* Start Data extract *

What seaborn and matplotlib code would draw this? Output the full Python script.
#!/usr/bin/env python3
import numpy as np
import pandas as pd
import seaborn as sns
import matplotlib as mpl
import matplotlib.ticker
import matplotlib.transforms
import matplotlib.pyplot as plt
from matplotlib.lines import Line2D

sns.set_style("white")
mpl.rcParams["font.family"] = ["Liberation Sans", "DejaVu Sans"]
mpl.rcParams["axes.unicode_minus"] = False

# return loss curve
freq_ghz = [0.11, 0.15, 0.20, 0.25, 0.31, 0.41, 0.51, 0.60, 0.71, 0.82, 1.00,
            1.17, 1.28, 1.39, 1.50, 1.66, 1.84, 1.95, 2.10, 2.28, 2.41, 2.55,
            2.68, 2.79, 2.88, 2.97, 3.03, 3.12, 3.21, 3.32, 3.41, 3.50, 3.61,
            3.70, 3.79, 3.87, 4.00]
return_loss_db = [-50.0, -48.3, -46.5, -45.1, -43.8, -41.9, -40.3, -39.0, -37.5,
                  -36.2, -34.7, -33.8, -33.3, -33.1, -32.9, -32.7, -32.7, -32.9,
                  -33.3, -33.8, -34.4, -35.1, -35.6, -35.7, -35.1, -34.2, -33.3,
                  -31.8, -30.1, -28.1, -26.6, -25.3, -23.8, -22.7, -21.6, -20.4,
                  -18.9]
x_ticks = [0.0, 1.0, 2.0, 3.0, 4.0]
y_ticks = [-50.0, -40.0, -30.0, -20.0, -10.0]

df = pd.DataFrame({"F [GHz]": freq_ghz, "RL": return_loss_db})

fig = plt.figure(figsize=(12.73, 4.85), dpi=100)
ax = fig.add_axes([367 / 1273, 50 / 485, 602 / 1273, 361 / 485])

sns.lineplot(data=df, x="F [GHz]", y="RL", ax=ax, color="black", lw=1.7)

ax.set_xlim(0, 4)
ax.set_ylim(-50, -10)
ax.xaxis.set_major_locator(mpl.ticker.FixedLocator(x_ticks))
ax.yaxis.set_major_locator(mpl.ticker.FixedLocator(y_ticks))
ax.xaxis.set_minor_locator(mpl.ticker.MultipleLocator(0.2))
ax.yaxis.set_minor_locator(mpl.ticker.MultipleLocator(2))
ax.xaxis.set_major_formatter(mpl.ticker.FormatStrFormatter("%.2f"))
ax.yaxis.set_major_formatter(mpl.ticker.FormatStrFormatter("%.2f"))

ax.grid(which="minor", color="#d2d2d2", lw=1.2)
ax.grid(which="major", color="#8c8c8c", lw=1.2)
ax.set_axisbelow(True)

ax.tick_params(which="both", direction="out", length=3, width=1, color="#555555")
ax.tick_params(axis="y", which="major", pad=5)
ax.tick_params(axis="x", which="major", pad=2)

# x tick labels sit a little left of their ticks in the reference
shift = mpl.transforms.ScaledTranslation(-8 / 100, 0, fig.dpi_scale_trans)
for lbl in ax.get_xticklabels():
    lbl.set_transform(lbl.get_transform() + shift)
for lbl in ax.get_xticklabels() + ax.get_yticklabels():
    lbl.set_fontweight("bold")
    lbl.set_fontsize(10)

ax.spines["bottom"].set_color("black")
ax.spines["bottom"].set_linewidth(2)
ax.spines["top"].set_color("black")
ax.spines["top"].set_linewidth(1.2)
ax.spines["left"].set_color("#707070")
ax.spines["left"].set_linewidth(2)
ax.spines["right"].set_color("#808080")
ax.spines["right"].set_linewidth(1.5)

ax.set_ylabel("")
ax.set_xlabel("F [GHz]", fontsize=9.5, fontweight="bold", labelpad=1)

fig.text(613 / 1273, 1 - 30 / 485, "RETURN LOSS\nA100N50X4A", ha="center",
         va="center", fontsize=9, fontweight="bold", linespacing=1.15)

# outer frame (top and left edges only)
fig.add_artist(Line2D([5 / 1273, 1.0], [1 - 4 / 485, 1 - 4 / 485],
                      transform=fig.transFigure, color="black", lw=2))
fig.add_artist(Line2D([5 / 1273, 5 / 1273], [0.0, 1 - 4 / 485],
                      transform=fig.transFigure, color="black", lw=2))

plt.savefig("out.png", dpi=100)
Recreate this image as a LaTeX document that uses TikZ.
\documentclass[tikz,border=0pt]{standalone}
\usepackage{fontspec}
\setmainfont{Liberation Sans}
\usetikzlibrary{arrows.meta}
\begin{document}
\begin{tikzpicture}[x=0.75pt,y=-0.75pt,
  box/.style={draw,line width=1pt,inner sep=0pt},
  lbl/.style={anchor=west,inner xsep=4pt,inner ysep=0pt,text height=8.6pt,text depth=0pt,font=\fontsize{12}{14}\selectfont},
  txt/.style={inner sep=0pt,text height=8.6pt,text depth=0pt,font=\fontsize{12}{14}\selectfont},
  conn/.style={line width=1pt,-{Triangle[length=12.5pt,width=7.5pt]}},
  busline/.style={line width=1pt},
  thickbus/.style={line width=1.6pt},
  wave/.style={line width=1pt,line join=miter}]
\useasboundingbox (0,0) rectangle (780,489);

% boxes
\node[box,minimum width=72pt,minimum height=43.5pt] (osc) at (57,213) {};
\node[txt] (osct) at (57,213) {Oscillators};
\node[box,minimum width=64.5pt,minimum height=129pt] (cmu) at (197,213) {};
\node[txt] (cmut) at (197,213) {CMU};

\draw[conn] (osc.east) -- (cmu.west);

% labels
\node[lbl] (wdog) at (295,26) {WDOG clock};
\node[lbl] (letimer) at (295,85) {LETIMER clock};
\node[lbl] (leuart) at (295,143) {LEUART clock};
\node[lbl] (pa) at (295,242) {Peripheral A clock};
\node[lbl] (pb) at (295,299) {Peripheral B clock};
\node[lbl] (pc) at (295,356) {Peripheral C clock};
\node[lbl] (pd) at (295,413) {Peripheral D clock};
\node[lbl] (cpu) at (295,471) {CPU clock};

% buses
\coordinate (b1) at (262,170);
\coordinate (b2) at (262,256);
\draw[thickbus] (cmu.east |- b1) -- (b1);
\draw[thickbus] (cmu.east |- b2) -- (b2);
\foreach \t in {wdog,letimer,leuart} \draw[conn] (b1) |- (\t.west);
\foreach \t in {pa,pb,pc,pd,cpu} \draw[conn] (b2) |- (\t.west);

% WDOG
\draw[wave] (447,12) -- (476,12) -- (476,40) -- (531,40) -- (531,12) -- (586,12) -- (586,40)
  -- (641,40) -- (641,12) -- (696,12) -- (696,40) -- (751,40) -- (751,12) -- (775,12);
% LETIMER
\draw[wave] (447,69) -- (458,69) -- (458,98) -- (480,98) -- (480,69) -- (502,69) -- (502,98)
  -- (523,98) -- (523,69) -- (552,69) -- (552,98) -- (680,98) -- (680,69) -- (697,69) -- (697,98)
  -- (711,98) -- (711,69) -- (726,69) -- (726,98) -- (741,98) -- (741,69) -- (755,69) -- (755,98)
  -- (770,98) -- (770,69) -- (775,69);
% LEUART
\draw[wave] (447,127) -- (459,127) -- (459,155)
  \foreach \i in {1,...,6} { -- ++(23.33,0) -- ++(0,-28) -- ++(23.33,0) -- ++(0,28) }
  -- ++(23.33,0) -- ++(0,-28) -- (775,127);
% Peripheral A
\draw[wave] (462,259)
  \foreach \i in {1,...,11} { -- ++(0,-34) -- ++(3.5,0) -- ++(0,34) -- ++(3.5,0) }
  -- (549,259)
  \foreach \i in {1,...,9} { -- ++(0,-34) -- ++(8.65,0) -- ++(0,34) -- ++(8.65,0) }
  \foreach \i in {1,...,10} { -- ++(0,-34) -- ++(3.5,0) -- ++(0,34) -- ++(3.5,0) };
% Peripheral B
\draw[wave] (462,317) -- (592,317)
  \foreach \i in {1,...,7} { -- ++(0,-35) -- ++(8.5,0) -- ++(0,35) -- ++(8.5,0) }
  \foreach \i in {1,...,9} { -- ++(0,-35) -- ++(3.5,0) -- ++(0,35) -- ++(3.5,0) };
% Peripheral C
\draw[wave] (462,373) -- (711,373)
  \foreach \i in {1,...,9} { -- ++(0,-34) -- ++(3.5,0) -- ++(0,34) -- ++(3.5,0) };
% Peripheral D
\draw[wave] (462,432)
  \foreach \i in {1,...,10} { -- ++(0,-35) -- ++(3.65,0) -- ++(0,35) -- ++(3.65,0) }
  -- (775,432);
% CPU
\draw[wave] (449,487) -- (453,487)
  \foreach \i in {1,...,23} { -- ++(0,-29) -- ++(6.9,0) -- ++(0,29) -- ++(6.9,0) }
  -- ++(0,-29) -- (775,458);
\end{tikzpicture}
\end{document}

* End Data extract *

Job:
Give the number of lines in the data that contain "matplotlib", with no other words.

Written answer:
6